あまりにも、率直な人。
一枚の風信子76
京言葉のように、奥歯にものの挟まったような言い方も苦手だが、かといって何でも思いつくまま、勝手気ままにしゃべられたら、それはそれでどうかと思う。
芸術家の友人がいた。東京生まれ東京育ちの彼は、芸術家にしては穏やかで人あたりもよく付き合いやすい人だった。ただひとつの難点は、率直すぎること。言葉に歯に衣を着せないのだ。或る年の暮れに、正月はひとりで過ごすと聞いて、わが家の手づくりおせち料理を贈ったあとの言葉がかなりのインパクト。「あんた、料理の免許持っているんだよね。それにしちゃ、料理上手くないね」。曲りなりにも40年間料理をつくってきて、面と向かって「まずい」と言われたのは初めてだった。これまでは、ほめられはしても、けなされたことはなかった。例えお世辞混じりでも、お店を出したらと勧められたことも何回かあった。
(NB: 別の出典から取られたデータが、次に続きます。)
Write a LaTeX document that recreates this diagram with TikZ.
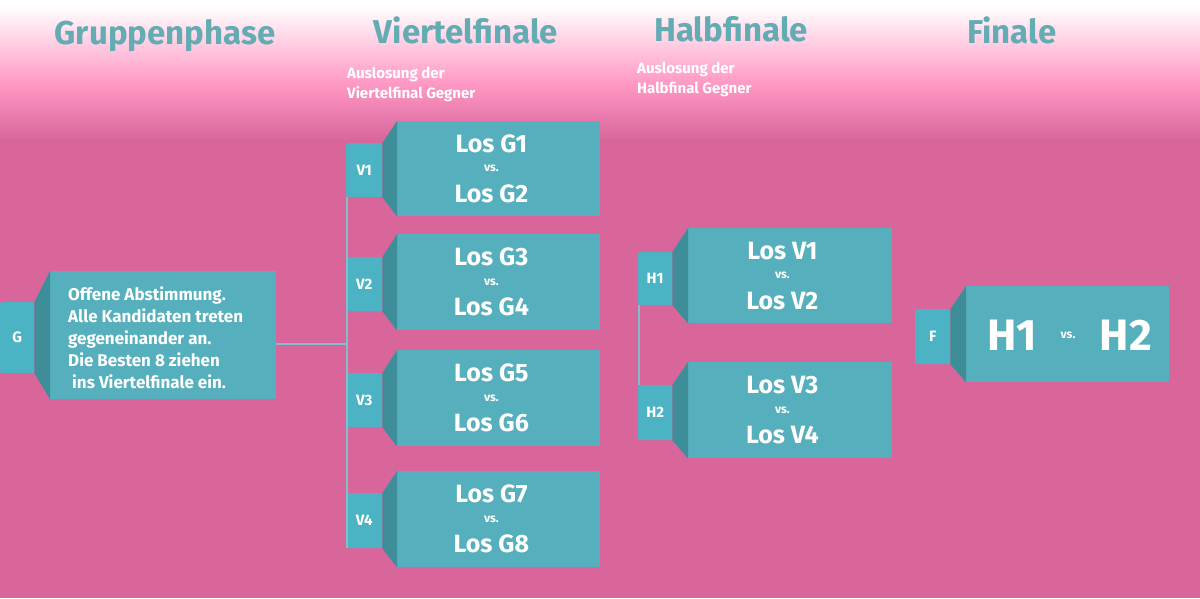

傷付いたのは、料理の腕だけではない。ひとりきりの正月を送る友のために、おせち料理をつくった私の気持ちだ。思いが通じなかった。それだけは、ずっと後まで尾をひいて、二人の間に垣根を築いていった。
言葉は、時に恐ろしいほどの力を持つことがある。だから、使いかたをおろそかにしてはいけないと思った。
或る友人に不評だったわが家のおせち料理を、一枚パチリ。